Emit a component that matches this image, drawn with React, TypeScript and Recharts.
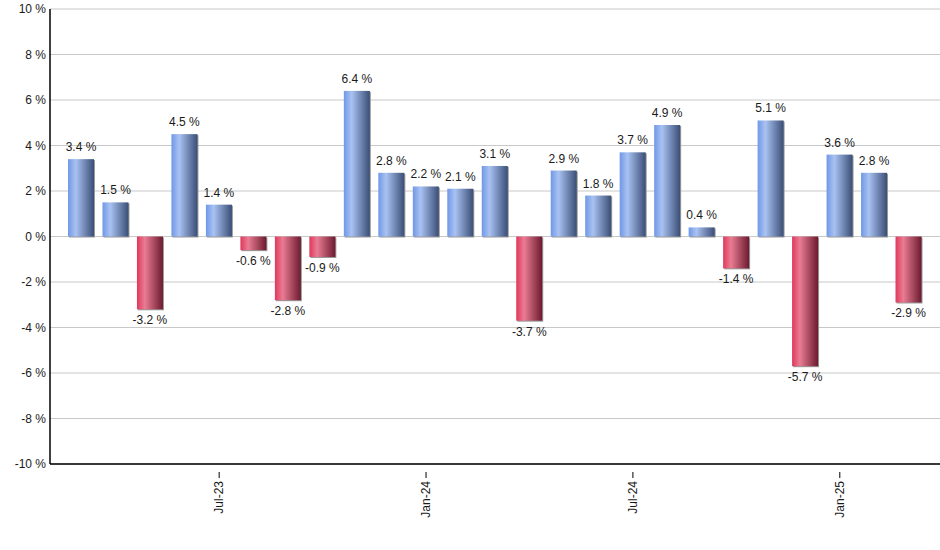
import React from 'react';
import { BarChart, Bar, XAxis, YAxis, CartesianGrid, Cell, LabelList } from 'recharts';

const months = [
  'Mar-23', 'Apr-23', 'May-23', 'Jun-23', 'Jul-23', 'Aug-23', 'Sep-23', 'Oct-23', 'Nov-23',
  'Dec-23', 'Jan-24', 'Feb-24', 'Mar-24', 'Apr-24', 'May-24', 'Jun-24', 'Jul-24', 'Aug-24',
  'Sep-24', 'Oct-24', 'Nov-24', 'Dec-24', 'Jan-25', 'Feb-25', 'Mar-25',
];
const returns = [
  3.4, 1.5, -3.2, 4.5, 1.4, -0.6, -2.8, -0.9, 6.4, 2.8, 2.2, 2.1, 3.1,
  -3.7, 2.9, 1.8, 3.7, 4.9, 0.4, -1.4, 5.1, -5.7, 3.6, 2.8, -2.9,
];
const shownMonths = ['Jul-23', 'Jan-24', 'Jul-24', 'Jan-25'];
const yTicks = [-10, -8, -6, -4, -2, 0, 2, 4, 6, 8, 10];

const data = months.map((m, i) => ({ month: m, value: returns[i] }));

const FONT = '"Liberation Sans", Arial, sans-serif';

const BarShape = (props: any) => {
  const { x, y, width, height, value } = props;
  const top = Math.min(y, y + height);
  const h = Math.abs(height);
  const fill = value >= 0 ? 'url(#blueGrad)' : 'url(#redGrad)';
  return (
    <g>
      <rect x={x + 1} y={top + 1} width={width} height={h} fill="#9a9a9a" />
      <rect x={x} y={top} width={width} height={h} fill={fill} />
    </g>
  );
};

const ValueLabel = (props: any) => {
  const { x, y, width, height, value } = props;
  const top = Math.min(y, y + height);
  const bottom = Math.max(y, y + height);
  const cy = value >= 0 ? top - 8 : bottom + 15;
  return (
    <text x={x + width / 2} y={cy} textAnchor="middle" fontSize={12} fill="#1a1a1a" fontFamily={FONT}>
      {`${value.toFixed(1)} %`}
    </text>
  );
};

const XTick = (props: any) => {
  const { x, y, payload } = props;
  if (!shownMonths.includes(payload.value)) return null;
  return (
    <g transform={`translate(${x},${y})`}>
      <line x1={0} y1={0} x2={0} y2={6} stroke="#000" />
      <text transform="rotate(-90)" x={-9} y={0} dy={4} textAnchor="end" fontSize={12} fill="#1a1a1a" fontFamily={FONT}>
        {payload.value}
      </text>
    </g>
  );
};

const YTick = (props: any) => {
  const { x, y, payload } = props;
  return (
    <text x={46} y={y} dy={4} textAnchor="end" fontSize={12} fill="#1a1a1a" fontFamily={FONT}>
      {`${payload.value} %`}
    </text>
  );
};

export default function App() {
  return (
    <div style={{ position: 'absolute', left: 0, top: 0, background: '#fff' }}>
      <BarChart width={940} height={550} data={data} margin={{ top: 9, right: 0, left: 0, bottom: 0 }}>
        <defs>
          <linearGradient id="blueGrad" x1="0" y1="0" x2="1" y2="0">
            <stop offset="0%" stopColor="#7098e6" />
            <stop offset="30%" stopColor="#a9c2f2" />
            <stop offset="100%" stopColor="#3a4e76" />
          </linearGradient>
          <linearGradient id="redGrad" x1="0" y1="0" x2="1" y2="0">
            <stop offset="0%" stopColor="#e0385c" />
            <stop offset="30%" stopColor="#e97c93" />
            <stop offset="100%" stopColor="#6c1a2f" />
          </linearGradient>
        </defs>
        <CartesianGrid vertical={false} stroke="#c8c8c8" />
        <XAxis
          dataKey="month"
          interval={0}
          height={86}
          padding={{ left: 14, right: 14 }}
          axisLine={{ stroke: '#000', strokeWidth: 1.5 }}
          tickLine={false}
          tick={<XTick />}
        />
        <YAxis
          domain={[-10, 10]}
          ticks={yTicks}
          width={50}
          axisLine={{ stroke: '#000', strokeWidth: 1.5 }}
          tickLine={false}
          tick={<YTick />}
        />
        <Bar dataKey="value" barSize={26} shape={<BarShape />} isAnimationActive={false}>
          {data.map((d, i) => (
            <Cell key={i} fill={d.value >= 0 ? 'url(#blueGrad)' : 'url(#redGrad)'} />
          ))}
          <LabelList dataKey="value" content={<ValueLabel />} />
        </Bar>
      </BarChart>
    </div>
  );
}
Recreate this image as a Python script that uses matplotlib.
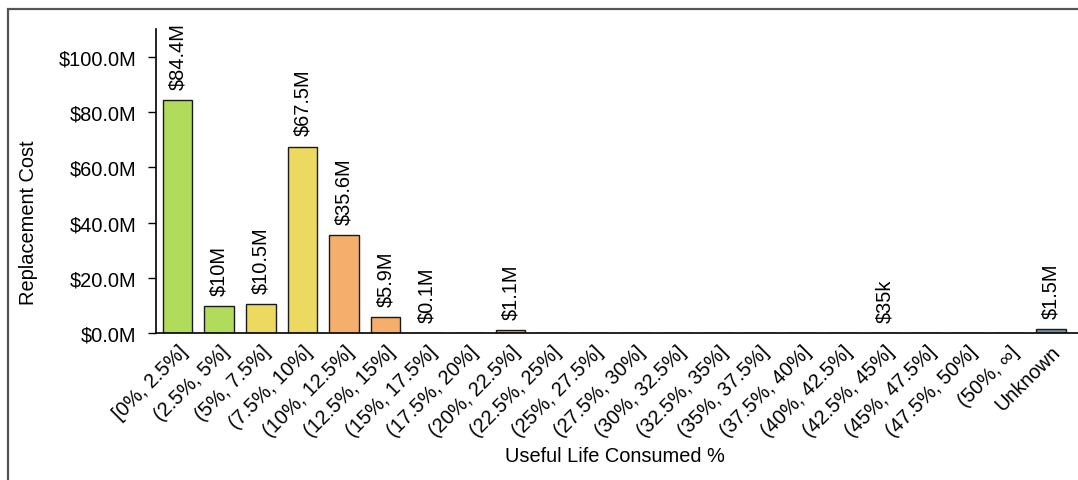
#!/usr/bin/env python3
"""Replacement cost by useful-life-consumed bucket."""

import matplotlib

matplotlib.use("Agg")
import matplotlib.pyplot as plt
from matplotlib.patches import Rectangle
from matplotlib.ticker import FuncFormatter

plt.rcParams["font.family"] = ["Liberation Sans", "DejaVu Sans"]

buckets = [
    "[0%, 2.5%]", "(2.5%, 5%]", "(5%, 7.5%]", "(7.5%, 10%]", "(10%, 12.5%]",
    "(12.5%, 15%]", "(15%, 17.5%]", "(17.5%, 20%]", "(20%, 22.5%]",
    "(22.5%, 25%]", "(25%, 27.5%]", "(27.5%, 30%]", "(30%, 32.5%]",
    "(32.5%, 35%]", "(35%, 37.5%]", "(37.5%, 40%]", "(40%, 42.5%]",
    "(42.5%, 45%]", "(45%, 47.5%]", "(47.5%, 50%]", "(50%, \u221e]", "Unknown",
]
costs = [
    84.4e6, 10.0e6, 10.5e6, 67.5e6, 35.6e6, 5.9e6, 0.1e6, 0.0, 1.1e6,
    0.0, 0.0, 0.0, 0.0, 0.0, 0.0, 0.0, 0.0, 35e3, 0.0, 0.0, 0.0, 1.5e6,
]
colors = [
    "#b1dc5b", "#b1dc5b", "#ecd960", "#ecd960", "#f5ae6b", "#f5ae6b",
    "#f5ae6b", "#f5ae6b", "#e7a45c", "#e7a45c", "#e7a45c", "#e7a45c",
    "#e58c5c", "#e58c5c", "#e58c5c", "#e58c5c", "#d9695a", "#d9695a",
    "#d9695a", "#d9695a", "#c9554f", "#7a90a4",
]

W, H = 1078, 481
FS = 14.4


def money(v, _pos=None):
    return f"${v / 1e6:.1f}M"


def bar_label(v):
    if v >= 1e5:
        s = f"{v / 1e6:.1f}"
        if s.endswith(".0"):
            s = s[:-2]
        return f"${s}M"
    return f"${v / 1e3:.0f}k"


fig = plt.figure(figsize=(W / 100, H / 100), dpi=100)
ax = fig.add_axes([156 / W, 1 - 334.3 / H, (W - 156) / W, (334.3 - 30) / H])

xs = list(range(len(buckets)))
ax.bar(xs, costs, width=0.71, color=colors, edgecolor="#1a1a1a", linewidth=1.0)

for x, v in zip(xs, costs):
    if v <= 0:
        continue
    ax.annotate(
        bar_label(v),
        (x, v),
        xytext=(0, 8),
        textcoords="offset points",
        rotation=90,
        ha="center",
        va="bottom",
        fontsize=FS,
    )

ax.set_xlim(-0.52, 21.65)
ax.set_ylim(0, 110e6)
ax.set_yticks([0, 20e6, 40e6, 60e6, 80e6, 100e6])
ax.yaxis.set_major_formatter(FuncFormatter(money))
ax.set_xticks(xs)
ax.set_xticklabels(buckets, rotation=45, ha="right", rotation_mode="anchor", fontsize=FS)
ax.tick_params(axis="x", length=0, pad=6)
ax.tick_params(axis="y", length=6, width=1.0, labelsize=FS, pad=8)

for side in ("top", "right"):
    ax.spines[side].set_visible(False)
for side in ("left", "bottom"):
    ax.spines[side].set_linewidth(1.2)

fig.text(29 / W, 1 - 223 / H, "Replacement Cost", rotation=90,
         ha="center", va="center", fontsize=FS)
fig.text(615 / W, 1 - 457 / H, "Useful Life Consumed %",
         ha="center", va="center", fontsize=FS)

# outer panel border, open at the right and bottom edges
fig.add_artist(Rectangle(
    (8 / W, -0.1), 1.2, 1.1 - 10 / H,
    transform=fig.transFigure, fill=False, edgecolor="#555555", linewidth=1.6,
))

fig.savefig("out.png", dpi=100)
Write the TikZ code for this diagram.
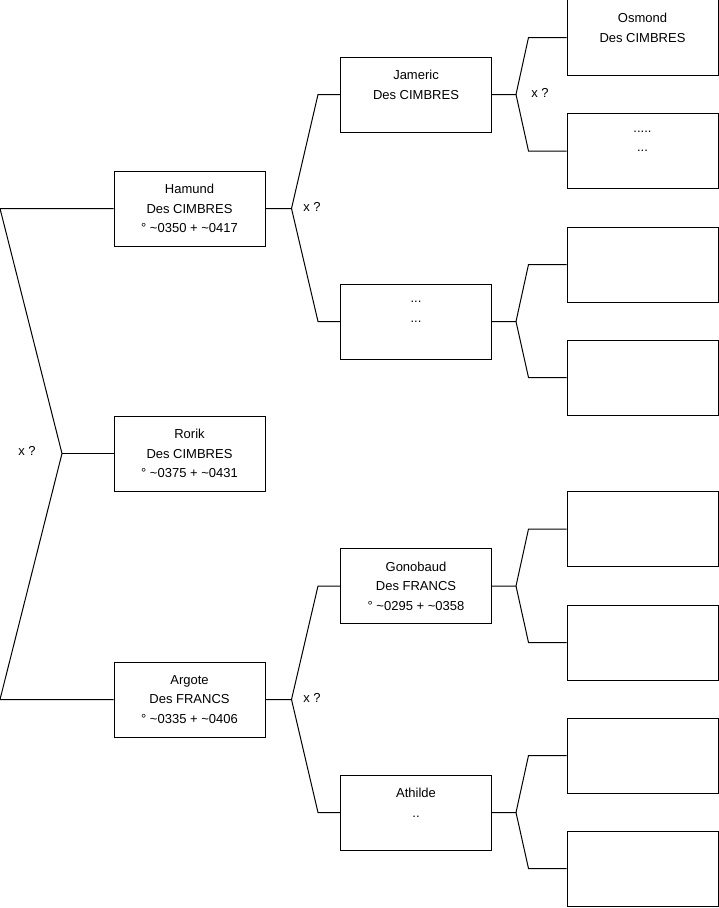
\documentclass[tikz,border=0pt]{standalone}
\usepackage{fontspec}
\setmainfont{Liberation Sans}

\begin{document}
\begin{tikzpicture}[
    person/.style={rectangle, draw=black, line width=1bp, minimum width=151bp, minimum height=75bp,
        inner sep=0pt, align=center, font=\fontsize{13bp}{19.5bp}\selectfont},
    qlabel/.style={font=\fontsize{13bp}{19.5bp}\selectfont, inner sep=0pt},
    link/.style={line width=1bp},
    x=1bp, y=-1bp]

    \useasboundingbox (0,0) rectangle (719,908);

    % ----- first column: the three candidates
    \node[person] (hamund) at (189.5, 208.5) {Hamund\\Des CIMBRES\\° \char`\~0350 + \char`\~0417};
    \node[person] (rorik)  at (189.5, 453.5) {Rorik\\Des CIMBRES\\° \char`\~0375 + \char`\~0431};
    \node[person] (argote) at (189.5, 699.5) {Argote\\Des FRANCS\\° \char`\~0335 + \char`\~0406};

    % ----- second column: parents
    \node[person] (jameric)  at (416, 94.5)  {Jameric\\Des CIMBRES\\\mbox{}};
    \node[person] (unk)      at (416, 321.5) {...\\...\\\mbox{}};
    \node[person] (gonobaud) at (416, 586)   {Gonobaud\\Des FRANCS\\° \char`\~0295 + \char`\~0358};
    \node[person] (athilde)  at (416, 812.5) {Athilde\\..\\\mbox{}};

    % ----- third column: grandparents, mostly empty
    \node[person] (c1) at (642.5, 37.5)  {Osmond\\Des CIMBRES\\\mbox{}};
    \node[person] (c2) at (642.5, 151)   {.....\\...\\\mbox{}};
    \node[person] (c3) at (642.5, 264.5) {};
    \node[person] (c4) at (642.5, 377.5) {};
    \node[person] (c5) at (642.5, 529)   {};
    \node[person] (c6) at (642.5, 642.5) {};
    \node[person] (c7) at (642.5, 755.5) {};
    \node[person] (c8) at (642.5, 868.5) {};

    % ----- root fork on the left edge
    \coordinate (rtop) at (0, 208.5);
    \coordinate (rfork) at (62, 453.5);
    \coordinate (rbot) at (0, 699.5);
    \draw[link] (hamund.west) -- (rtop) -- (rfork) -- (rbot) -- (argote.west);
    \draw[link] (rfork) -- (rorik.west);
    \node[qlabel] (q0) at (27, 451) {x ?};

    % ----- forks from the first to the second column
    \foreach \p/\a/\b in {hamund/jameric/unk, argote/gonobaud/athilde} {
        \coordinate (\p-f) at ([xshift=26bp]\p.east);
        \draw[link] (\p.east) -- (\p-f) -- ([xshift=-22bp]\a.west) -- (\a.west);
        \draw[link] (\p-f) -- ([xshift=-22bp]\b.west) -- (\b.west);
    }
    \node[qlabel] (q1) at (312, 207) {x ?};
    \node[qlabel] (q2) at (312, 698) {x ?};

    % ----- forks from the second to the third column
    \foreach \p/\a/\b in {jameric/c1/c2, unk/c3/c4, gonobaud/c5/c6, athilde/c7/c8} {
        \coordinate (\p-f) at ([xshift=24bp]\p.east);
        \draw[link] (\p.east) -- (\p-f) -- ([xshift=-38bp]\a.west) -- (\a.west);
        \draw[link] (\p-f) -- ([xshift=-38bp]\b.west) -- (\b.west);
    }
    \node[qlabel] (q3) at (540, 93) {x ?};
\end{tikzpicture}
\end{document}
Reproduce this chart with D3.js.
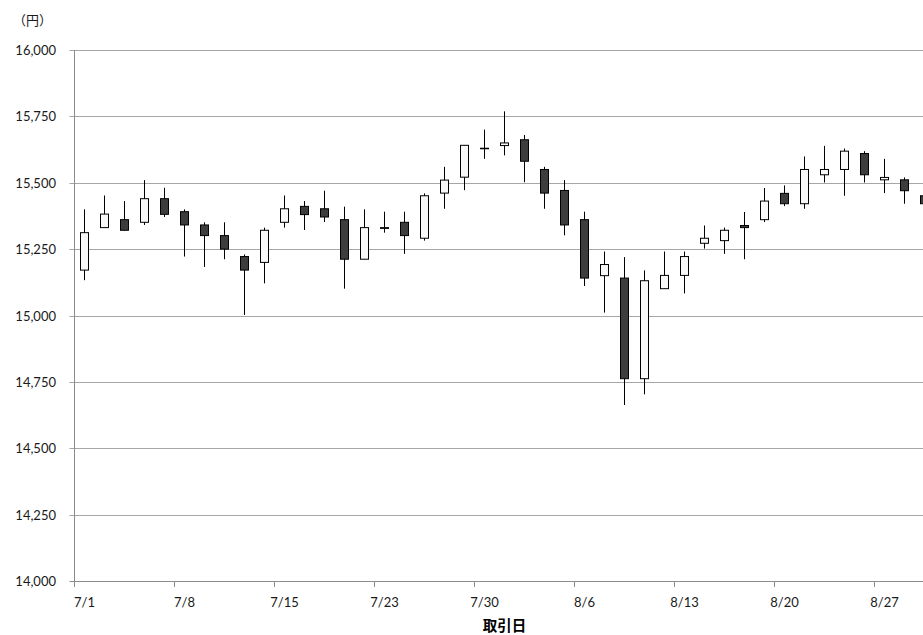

----

- [INSTRUCTIONS FOR THE TASK]
In the listing above, find the line with "Write the TikZ code for this diagram." and the line with "(0,0) rectangle (719,908);". Set down both and every line between them, minus the pictures.

- [SOLUTION TO THE PROBLEM]
Write the TikZ code for this diagram.
\documentclass[tikz,border=0pt]{standalone}
\usepackage{fontspec}
\setmainfont{Liberation Sans}

\begin{document}
\begin{tikzpicture}[
    person/.style={rectangle, draw=black, line width=1bp, minimum width=151bp, minimum height=75bp,
        inner sep=0pt, align=center, font=\fontsize{13bp}{19.5bp}\selectfont},
    qlabel/.style={font=\fontsize{13bp}{19.5bp}\selectfont, inner sep=0pt},
    link/.style={line width=1bp},
    x=1bp, y=-1bp]

    \useasboundingbox (0,0) rectangle (719,908);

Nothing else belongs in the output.